AIM: Find the lines below that contain the string "with". Copy each one.

DATA:

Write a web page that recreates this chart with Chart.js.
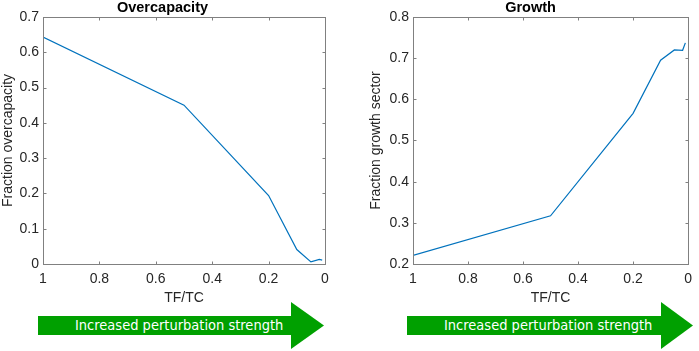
<!DOCTYPE html>
<html>
<head>
<meta charset="utf-8">
<script src="https://cdn.jsdelivr.net/npm/chart.js@4.4.1/dist/chart.umd.min.js"></script>
<style>
  html, body { margin: 0; padding: 0; background: #fff; }
  body { width: 699px; height: 351px; position: relative; overflow: hidden; font-family: Arial, "Liberation Sans", sans-serif; }
  .plot { position: absolute; top: 0; }
  .arrow { position: absolute; top: 302px; height: 47px; }
  .arrow .body { position: absolute; left: 0; top: 14px; height: 19px; background: #00a000; }
  .arrow .head { position: absolute; top: 0; height: 47px; background: #00a000; clip-path: polygon(0 0, 100% 50%, 0 100%); }
  .arrow .label { position: absolute; top: 14px; height: 19px; line-height: 19px; color: #fff; font-size: 14.5px;
                  font-family: "DejaVu Sans Condensed", "DejaVu Sans", sans-serif; font-stretch: condensed; white-space: nowrap; }
</style>
</head>
<body>
<div class="plot" style="left:0px;width:340px;height:307px"><canvas id="overChart"></canvas></div>
<div class="plot" style="left:368px;width:331px;height:307px"><canvas id="growthChart"></canvas></div>

<div class="arrow" style="left:38px;width:286px">
  <div class="body" style="width:254px"></div>
  <div class="head" style="left:253px;width:33px"></div>
  <div class="label" style="left:37px">Increased perturbation strength</div>
</div>
<div class="arrow" style="left:407px;width:286px">
  <div class="body" style="width:255px"></div>
  <div class="head" style="left:254px;width:32px"></div>
  <div class="label" style="left:37px">Increased perturbation strength</div>
</div>

<script>
// values
const tfTc = [1, 0.5, 0.2, 0.1, 0.05, 0.02, 0.01];
const overcapacity = [0.643, 0.45, 0.194, 0.041, 0.006, 0.013, 0.011];
const growthSector = [0.221, 0.317, 0.566, 0.695, 0.72, 0.719, 0.737];

const xTicks = [1, 0.8, 0.6, 0.4, 0.2, 0];
const overTicks = [0, 0.1, 0.2, 0.3, 0.4, 0.5, 0.6, 0.7];
const growthTicks = [0.2, 0.3, 0.4, 0.5, 0.6, 0.7, 0.8];

const INK = '#262626';
const LINE = '#0072bd';
const FONT = 'Arial, "Liberation Sans", sans-serif';

// MATLAB style box with inward ticks
const boxPlugin = {
    id: 'matlabBox',
    afterDatasetsDraw(chart) {
        const { ctx, chartArea: a, scales } = chart;
        const l = Math.round(a.left) + 0.5, r = Math.round(a.right) + 0.5;
        const t = Math.round(a.top) + 0.5, b = Math.round(a.bottom) + 0.5;
        ctx.save();
        ctx.strokeStyle = '#808080';
        ctx.lineWidth = 1;
        ctx.strokeRect(l, t, r - l, b - t);
        ctx.beginPath();
        scales.x.ticks.forEach(tk => {
            const px = Math.round(scales.x.getPixelForValue(tk.value)) + 0.5;
            ctx.moveTo(px, b); ctx.lineTo(px, b - 3);
            ctx.moveTo(px, t); ctx.lineTo(px, t + 3);
        });
        scales.y.ticks.forEach(tk => {
            const py = Math.round(scales.y.getPixelForValue(tk.value)) + 0.5;
            ctx.moveTo(l, py); ctx.lineTo(l + 3, py);
            ctx.moveTo(r, py); ctx.lineTo(r - 3, py);
        });
        ctx.stroke();
        ctx.restore();
    }
};

function makeChart(id, title, yTitle, values, yTicks, yWidth, padRight)
{
    const pts = tfTc.map((x, i) => ({ x: x, y: values[i] }));
    return new Chart(document.getElementById(id), {
        type: 'line',
        data: {
            datasets: [{
                data: pts,
                borderColor: LINE,
                borderWidth: 1.2,
                pointRadius: 0,
                tension: 0,
                fill: false
            }]
        },
        options: {
            responsive: true,
            maintainAspectRatio: false,
            animation: false,
            layout: { padding: { top: 0, right: padRight, bottom: 0, left: 0 } },
            plugins: {
                legend: { display: false },
                tooltip: { enabled: false },
                title: {
                    display: true,
                    text: title,
                    color: '#000',
                    font: { family: FONT, size: 14.5, weight: 'bold', lineHeight: 1.17 },
                    padding: { top: 0, bottom: 0 }
                }
            },
            scales: {
                x: {
                    type: 'linear',
                    reverse: true,
                    min: 0,
                    max: 1,
                    afterBuildTicks: s => { s.ticks = xTicks.map(v => ({ value: v })); },
                    afterFit: s => { s.height = 43; },
                    grid: { display: false, drawTicks: false },
                    border: { display: false },
                    ticks: {
                        color: INK,
                        padding: 7,
                        maxRotation: 0,
                        font: { family: FONT, size: 14 },
                        callback: v => String(v)
                    },
                    title: {
                        display: true,
                        text: 'TF/TC',
                        color: INK,
                        padding: { top: 1, bottom: 0 },
                        font: { family: FONT, size: 14 }
                    }
                },
                y: {
                    type: 'linear',
                    min: yTicks[0],
                    max: yTicks[yTicks.length - 1],
                    afterBuildTicks: s => { s.ticks = yTicks.map(v => ({ value: v })); },
                    afterFit: s => { s.width = yWidth; },
                    grid: { display: false, drawTicks: false },
                    border: { display: false },
                    ticks: {
                        color: INK,
                        padding: 4,
                        font: { family: FONT, size: 14 },
                        callback: v => String(v)
                    },
                    title: {
                        display: true,
                        text: yTitle,
                        color: INK,
                        padding: { top: 0, bottom: 0 },
                        font: { family: FONT, size: 14 }
                    }
                }
            }
        },
        plugins: [boxPlugin]
    });
}

makeChart('overChart', 'Overcapacity', 'Fraction overcapacity', overcapacity, overTicks, 43, 15);
makeChart('growthChart', 'Growth', 'Fraction growth sector', growthSector, growthTicks, 45, 6);
</script>
</body>
</html>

THE OUTPUT:
Write a web page that recreates this chart with Chart.js.
// MATLAB style box with inward ticks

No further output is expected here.